Directions for this task: Copy out exactly the lines from the first line of the material below through the line containing "font: 'bold 16px", and nothing beyond them.

Data extract:
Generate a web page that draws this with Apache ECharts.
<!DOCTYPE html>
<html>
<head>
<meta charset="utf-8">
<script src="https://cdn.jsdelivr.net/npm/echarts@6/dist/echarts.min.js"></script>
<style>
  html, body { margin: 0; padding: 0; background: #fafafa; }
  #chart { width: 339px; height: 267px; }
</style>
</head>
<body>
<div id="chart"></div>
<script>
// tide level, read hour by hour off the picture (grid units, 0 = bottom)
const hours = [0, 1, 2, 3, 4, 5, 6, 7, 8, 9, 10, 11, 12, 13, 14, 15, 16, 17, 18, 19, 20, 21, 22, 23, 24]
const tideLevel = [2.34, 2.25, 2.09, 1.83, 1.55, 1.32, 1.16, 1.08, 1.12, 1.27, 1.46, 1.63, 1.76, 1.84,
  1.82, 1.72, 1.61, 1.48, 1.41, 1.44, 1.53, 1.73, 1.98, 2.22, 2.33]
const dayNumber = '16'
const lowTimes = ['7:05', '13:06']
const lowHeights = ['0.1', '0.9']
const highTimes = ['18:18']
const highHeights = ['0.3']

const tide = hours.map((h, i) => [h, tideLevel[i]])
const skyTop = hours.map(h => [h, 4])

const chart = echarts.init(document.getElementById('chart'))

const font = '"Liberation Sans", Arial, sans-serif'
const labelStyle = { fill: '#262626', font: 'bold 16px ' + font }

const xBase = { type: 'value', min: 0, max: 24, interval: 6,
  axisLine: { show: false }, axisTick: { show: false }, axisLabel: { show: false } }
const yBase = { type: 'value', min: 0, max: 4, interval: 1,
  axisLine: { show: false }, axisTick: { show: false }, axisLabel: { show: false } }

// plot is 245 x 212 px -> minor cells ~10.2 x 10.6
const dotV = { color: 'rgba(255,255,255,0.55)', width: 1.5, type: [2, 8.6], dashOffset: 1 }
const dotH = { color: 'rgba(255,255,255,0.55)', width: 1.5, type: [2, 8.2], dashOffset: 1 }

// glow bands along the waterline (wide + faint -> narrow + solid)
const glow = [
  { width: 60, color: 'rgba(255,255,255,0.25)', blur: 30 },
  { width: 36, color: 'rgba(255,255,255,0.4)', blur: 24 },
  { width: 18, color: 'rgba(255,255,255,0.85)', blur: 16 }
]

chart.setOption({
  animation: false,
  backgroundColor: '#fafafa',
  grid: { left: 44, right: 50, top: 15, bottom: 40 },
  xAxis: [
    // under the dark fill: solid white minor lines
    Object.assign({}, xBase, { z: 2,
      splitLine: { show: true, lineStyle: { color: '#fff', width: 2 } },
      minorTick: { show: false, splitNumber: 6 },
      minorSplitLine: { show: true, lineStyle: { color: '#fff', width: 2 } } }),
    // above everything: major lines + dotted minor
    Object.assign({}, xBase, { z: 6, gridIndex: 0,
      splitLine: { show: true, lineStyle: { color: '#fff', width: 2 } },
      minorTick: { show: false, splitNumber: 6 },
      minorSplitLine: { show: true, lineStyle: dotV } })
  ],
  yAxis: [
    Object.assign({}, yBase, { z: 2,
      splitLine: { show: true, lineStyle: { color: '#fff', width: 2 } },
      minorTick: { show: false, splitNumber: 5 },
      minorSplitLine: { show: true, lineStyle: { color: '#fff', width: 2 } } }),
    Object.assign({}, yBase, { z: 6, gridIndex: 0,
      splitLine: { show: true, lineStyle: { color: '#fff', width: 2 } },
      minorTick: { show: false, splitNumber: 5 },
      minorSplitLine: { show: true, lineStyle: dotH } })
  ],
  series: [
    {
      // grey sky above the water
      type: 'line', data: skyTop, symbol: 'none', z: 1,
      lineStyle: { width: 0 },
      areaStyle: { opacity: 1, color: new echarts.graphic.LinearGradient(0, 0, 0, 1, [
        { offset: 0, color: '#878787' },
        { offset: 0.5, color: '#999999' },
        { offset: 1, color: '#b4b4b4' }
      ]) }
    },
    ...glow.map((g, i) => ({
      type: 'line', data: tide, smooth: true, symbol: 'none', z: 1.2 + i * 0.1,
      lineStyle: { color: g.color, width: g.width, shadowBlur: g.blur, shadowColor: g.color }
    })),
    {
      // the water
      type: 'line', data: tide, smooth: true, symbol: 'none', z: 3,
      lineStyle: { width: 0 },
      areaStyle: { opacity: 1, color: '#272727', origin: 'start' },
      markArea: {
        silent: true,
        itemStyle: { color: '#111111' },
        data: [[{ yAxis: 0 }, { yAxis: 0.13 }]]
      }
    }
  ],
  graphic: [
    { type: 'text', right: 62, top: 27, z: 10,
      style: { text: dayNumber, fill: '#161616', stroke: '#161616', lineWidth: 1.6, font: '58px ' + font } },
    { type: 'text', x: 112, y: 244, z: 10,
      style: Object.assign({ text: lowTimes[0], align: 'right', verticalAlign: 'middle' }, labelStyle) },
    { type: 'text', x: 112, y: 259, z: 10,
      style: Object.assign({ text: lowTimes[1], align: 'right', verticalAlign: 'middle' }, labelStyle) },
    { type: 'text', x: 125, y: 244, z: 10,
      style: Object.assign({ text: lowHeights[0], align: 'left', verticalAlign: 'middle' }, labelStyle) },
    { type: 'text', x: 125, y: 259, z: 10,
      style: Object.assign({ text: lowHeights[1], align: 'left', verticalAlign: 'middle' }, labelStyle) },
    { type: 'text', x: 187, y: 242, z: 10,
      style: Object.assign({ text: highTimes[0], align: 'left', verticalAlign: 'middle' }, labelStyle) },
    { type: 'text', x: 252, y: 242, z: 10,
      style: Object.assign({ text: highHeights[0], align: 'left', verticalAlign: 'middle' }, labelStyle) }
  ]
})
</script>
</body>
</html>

Exercise solution:
Generate a web page that draws this with Apache ECharts.
<!DOCTYPE html>
<html>
<head>
<meta charset="utf-8">
<script src="https://cdn.jsdelivr.net/npm/echarts@6/dist/echarts.min.js"></script>
<style>
  html, body { margin: 0; padding: 0; background: #fafafa; }
  #chart { width: 339px; height: 267px; }
</style>
</head>
<body>
<div id="chart"></div>
<script>
// tide level, read hour by hour off the picture (grid units, 0 = bottom)
const hours = [0, 1, 2, 3, 4, 5, 6, 7, 8, 9, 10, 11, 12, 13, 14, 15, 16, 17, 18, 19, 20, 21, 22, 23, 24]
const tideLevel = [2.34, 2.25, 2.09, 1.83, 1.55, 1.32, 1.16, 1.08, 1.12, 1.27, 1.46, 1.63, 1.76, 1.84,
  1.82, 1.72, 1.61, 1.48, 1.41, 1.44, 1.53, 1.73, 1.98, 2.22, 2.33]
const dayNumber = '16'
const lowTimes = ['7:05', '13:06']
const lowHeights = ['0.1', '0.9']
const highTimes = ['18:18']
const highHeights = ['0.3']

const tide = hours.map((h, i) => [h, tideLevel[i]])
const skyTop = hours.map(h => [h, 4])

const chart = echarts.init(document.getElementById('chart'))

const font = '"Liberation Sans", Arial, sans-serif'
const labelStyle = { fill: '#262626', font: 'bold 16px ' + font }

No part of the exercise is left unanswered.